» GIVEN INSTRUCTION
Retype the whole listing verbatim and keep the pictures out of it.

□ □ □

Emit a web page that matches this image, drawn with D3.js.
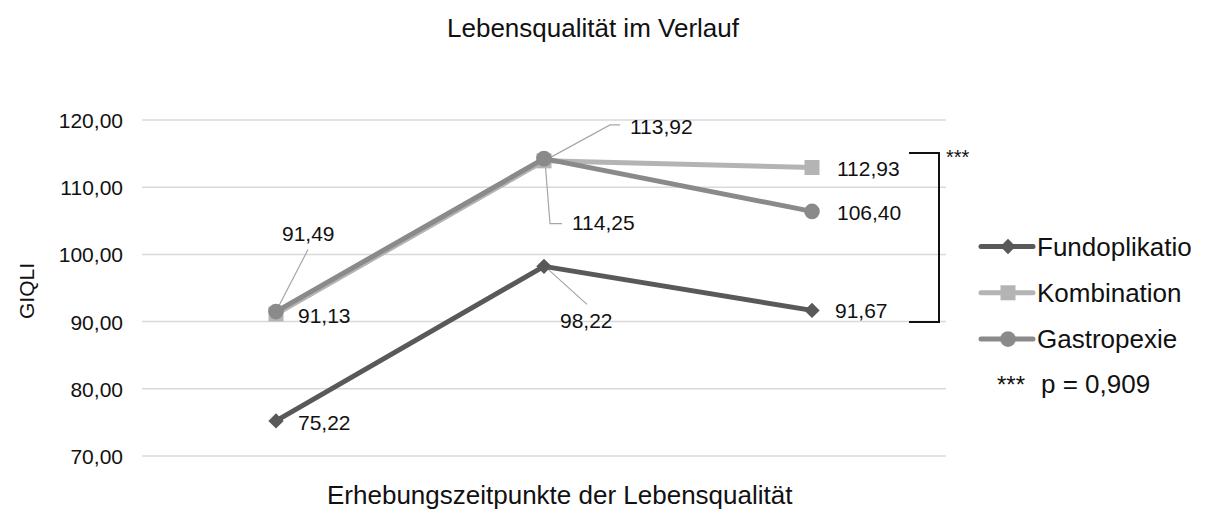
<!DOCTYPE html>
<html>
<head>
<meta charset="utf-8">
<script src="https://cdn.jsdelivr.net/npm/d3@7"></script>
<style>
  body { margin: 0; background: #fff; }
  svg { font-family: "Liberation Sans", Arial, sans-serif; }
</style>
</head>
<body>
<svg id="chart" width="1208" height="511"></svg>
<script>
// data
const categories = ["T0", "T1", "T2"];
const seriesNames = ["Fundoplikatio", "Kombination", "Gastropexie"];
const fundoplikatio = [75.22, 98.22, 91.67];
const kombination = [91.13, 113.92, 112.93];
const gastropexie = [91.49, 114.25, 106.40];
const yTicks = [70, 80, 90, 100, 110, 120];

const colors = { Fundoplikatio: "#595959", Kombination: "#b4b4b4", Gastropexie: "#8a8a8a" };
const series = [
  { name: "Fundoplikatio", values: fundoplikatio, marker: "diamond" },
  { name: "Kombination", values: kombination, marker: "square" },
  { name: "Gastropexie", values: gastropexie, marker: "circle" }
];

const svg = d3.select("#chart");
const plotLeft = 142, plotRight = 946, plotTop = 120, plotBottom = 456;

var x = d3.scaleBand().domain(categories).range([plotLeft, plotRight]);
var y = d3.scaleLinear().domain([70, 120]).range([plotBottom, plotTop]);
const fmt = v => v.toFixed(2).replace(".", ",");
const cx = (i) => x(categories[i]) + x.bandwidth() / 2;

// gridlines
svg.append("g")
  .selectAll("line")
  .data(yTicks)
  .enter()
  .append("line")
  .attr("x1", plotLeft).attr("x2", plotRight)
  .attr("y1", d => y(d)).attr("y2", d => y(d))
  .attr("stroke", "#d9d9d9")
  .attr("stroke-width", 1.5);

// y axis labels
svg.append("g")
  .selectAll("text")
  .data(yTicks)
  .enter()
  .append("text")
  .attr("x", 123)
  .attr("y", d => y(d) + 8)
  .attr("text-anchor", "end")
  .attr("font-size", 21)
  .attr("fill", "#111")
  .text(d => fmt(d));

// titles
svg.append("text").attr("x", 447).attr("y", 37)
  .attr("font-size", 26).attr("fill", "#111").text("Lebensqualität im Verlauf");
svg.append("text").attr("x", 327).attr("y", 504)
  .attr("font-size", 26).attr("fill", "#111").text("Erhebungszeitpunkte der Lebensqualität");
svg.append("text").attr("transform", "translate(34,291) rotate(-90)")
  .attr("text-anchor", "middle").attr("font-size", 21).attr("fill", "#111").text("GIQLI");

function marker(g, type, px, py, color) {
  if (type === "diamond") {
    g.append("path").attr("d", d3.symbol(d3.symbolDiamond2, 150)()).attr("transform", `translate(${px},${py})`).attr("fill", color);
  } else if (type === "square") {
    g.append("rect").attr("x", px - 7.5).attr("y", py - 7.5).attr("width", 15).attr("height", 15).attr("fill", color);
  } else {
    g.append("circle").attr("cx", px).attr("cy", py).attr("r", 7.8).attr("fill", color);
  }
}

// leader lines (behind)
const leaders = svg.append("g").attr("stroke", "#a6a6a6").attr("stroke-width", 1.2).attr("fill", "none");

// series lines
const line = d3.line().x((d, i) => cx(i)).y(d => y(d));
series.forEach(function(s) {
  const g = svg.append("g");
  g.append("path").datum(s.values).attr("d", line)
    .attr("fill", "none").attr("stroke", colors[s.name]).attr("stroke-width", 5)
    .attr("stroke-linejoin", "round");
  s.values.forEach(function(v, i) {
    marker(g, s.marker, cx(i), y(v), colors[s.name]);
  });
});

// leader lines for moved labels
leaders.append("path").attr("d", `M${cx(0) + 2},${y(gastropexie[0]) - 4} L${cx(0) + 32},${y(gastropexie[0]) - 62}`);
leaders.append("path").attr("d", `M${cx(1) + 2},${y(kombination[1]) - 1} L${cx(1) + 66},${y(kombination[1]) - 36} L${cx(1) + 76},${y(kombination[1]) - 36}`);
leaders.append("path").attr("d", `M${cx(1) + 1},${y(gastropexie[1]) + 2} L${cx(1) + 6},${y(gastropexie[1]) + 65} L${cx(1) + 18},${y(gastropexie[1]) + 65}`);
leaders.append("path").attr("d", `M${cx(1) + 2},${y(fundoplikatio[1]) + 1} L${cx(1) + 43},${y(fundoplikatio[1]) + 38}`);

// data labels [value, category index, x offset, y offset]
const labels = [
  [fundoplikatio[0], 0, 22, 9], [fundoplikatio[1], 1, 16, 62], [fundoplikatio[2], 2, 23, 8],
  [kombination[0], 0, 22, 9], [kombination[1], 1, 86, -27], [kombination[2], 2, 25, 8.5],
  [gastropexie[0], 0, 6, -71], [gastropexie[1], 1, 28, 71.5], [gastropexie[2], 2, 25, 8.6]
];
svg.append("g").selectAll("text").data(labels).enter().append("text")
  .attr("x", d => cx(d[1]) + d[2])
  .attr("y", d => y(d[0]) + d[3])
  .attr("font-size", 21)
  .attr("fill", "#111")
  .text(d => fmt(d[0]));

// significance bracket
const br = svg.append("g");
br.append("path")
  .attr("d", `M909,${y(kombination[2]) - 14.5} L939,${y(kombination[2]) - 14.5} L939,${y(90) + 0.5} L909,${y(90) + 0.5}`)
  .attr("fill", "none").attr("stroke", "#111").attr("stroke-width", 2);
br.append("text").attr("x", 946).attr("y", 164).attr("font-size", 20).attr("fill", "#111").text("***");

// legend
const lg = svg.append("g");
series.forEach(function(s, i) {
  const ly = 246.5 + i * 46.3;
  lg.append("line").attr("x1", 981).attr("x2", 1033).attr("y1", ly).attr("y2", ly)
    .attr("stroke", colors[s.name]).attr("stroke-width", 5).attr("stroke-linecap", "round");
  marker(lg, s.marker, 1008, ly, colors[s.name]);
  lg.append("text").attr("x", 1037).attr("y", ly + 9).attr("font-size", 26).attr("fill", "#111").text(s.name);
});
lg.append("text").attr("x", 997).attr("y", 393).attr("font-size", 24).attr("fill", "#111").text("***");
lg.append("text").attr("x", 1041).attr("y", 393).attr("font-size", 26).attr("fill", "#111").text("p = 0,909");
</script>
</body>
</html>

□ □ □

» RESULT
Emit a web page that matches this image, drawn with D3.js.
<!DOCTYPE html>
<html>
<head>
<meta charset="utf-8">
<script src="https://cdn.jsdelivr.net/npm/d3@7"></script>
<style>
  body { margin: 0; background: #fff; }
  svg { font-family: "Liberation Sans", Arial, sans-serif; }
</style>
</head>
<body>
<svg id="chart" width="1208" height="511"></svg>
<script>
// data
const categories = ["T0", "T1", "T2"];
const seriesNames = ["Fundoplikatio", "Kombination", "Gastropexie"];
const fundoplikatio = [75.22, 98.22, 91.67];
const kombination = [91.13, 113.92, 112.93];
const gastropexie = [91.49, 114.25, 106.40];
const yTicks = [70, 80, 90, 100, 110, 120];

const colors = { Fundoplikatio: "#595959", Kombination: "#b4b4b4", Gastropexie: "#8a8a8a" };
const series = [
  { name: "Fundoplikatio", values: fundoplikatio, marker: "diamond" },
  { name: "Kombination", values: kombination, marker: "square" },
  { name: "Gastropexie", values: gastropexie, marker: "circle" }
];

const svg = d3.select("#chart");
const plotLeft = 142, plotRight = 946, plotTop = 120, plotBottom = 456;

var x = d3.scaleBand().domain(categories).range([plotLeft, plotRight]);
var y = d3.scaleLinear().domain([70, 120]).range([plotBottom, plotTop]);
const fmt = v => v.toFixed(2).replace(".", ",");
const cx = (i) => x(categories[i]) + x.bandwidth() / 2;

// gridlines
svg.append("g")
  .selectAll("line")
  .data(yTicks)
  .enter()
  .append("line")
  .attr("x1", plotLeft).attr("x2", plotRight)
  .attr("y1", d => y(d)).attr("y2", d => y(d))
  .attr("stroke", "#d9d9d9")
  .attr("stroke-width", 1.5);

// y axis labels
svg.append("g")
  .selectAll("text")
  .data(yTicks)
  .enter()
  .append("text")
  .attr("x", 123)
  .attr("y", d => y(d) + 8)
  .attr("text-anchor", "end")
  .attr("font-size", 21)
  .attr("fill", "#111")
  .text(d => fmt(d));

// titles
svg.append("text").attr("x", 447).attr("y", 37)
  .attr("font-size", 26).attr("fill", "#111").text("Lebensqualität im Verlauf");
svg.append("text").attr("x", 327).attr("y", 504)
  .attr("font-size", 26).attr("fill", "#111").text("Erhebungszeitpunkte der Lebensqualität");
svg.append("text").attr("transform", "translate(34,291) rotate(-90)")
  .attr("text-anchor", "middle").attr("font-size", 21).attr("fill", "#111").text("GIQLI");

function marker(g, type, px, py, color) {
  if (type === "diamond") {
    g.append("path").attr("d", d3.symbol(d3.symbolDiamond2, 150)()).attr("transform", `translate(${px},${py})`).attr("fill", color);
  } else if (type === "square") {
    g.append("rect").attr("x", px - 7.5).attr("y", py - 7.5).attr("width", 15).attr("height", 15).attr("fill", color);
  } else {
    g.append("circle").attr("cx", px).attr("cy", py).attr("r", 7.8).attr("fill", color);
  }
}

// leader lines (behind)
const leaders = svg.append("g").attr("stroke", "#a6a6a6").attr("stroke-width", 1.2).attr("fill", "none");

// series lines
const line = d3.line().x((d, i) => cx(i)).y(d => y(d));
series.forEach(function(s) {
  const g = svg.append("g");
  g.append("path").datum(s.values).attr("d", line)
    .attr("fill", "none").attr("stroke", colors[s.name]).attr("stroke-width", 5)
    .attr("stroke-linejoin", "round");
  s.values.forEach(function(v, i) {
    marker(g, s.marker, cx(i), y(v), colors[s.name]);
  });
});

// leader lines for moved labels
leaders.append("path").attr("d", `M${cx(0) + 2},${y(gastropexie[0]) - 4} L${cx(0) + 32},${y(gastropexie[0]) - 62}`);
leaders.append("path").attr("d", `M${cx(1) + 2},${y(kombination[1]) - 1} L${cx(1) + 66},${y(kombination[1]) - 36} L${cx(1) + 76},${y(kombination[1]) - 36}`);
leaders.append("path").attr("d", `M${cx(1) + 1},${y(gastropexie[1]) + 2} L${cx(1) + 6},${y(gastropexie[1]) + 65} L${cx(1) + 18},${y(gastropexie[1]) + 65}`);
leaders.append("path").attr("d", `M${cx(1) + 2},${y(fundoplikatio[1]) + 1} L${cx(1) + 43},${y(fundoplikatio[1]) + 38}`);

// data labels [value, category index, x offset, y offset]
const labels = [
  [fundoplikatio[0], 0, 22, 9], [fundoplikatio[1], 1, 16, 62], [fundoplikatio[2], 2, 23, 8],
  [kombination[0], 0, 22, 9], [kombination[1], 1, 86, -27], [kombination[2], 2, 25, 8.5],
  [gastropexie[0], 0, 6, -71], [gastropexie[1], 1, 28, 71.5], [gastropexie[2], 2, 25, 8.6]
];
svg.append("g").selectAll("text").data(labels).enter().append("text")
  .attr("x", d => cx(d[1]) + d[2])
  .attr("y", d => y(d[0]) + d[3])
  .attr("font-size", 21)
  .attr("fill", "#111")
  .text(d => fmt(d[0]));

// significance bracket
const br = svg.append("g");
br.append("path")
  .attr("d", `M909,${y(kombination[2]) - 14.5} L939,${y(kombination[2]) - 14.5} L939,${y(90) + 0.5} L909,${y(90) + 0.5}`)
  .attr("fill", "none").attr("stroke", "#111").attr("stroke-width", 2);
br.append("text").attr("x", 946).attr("y", 164).attr("font-size", 20).attr("fill", "#111").text("***");

// legend
const lg = svg.append("g");
series.forEach(function(s, i) {
  const ly = 246.5 + i * 46.3;
  lg.append("line").attr("x1", 981).attr("x2", 1033).attr("y1", ly).attr("y2", ly)
    .attr("stroke", colors[s.name]).attr("stroke-width", 5).attr("stroke-linecap", "round");
  marker(lg, s.marker, 1008, ly, colors[s.name]);
  lg.append("text").attr("x", 1037).attr("y", ly + 9).attr("font-size", 26).attr("fill", "#111").text(s.name);
});
lg.append("text").attr("x", 997).attr("y", 393).attr("font-size", 24).attr("fill", "#111").text("***");
lg.append("text").attr("x", 1041).attr("y", 393).attr("font-size", 26).attr("fill", "#111").text("p = 0,909");
</script>
</body>
</html>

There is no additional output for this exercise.